Explore new approaches to distant microphone speech recognition that combine information across multiple microphone array devices

It is becoming common for speech to be used to communicate with digital devices. In the last few years, devices such as Google Home and Amazon Alexa have arrived in millions of homes. Getting speech recognition to work well in home environments is very challenging. The home is often a very noisy place, for example, if the device is placed in the kitchen, the washing machine may be running and people could be talking in the background. Also, the person speaking is often several metres away from the device (the 'distant microphone' scenario). This is a problem because the speech signal may easily be dominated by other sound sources which may be closer to the microphones.

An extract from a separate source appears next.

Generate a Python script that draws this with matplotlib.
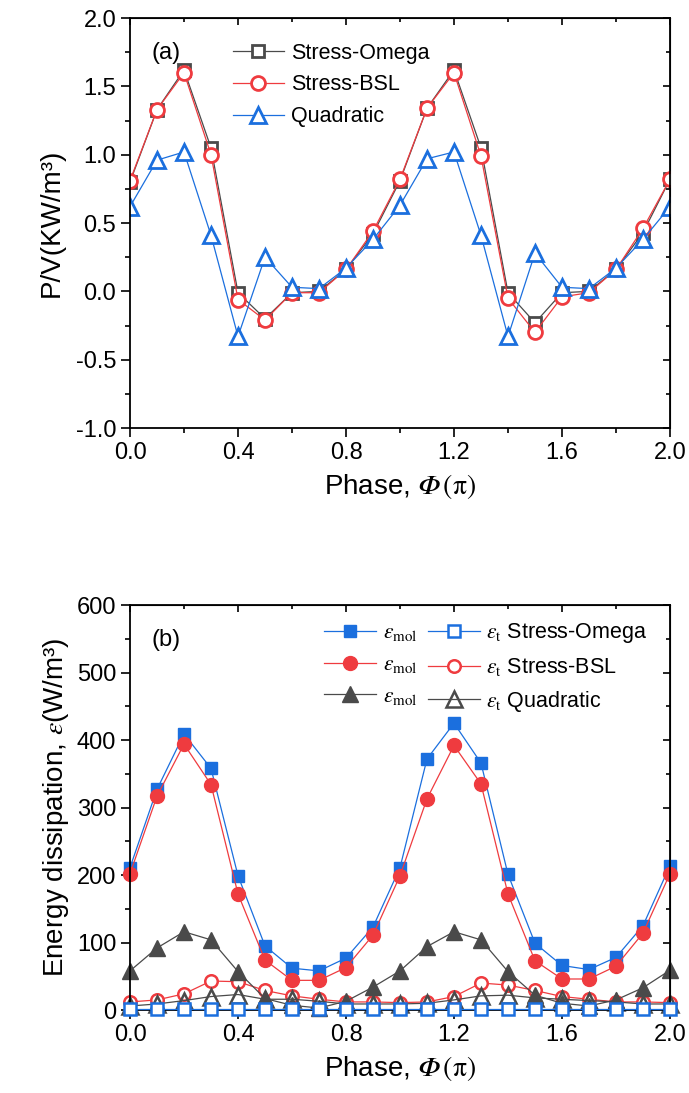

This project will develop novel solutions to the distant microphone speech recognition problem. It will be conducted within the Speech and Hearing Research Group under the supervision of Prof. Jon Barker. It will take advantage of a new data set ('CHiME-5') that has been acquired by Prof. Barker's research team with support from Google (http://spandh.dcs.shef.ac.uk/chime_challenge/). CHiME-5 is a set of recordings of parties taking place in real homes. The data is captured with multiple recording devices, each of which captures video and four synchronised microphone channels. This unique data provides an opportunity to address new research questions lying outside the scope of current speech technology.

Research questions
Two key research directions will be prioritised,

Visually-driven beamforming algorithms: The most successful approach to distant microphone speech recognition is to use multiple microphones and apply techniques that enhance the signals coming from some directions while suppressing the signals coming from others. This requires detecting and tracking which directions are important. The project will look at how this information might be extracted from the video signal (e.g.,using person tracking techniques.)

Speech recognition with multiple microphone arrays: The 'beamforming' described above requires synchronised microphones with known positions with respect to each other. It can therefore be easily applied across multiple devices whose relative location is uncertain (e.g., combining outputs of two Google Homes in the same room). The CHiME-5 data has up to six devices within the same acoustic area and therefore provides a unique opportunity to find new solutions to this problem. A starting place would be to explore techniques for weighting and fusing the outputs of independent recognition systems.

Methodology
Speech recognition systems have evolved into hugely complex pieces of software. Fortunately, speech research has been effectively open-sourced with the community now focused around the Kaldi speech recognition toolkit. The CHiME-5 data set will be published with an open-source Kaldi 'baseline' that will represent a state-of-the-art system for single device audio-only system. It will also provide a set of 'rules' for training systems that allows
fair comparison between research groups. This will provide a robust reference against which to compare the performance of audio-visual and multi-device extensions.

The research will require a mixture of methods to be employed: video face and person tracking and beamforming algorithms; speech recognition fusion strategies, and signal quality assessment techniques. In addition, it will be necessary to have a fuller understanding of state-of-the-art techniques employed in the baseline recogniser, including convolutional neural networks, i-vector analysis, speaker-adaptive training, neural network language modelling, etc. Fortunately there are many excellent textbooks, tutorial papers and review papers that cover
these areas.

CHiME-5 is a complex 'conversational' speech recognition task. Training and testing the recognition systems will be computationally demanding. Modern speech recognisers use 'deep learning' which requires specialist GPU hardware.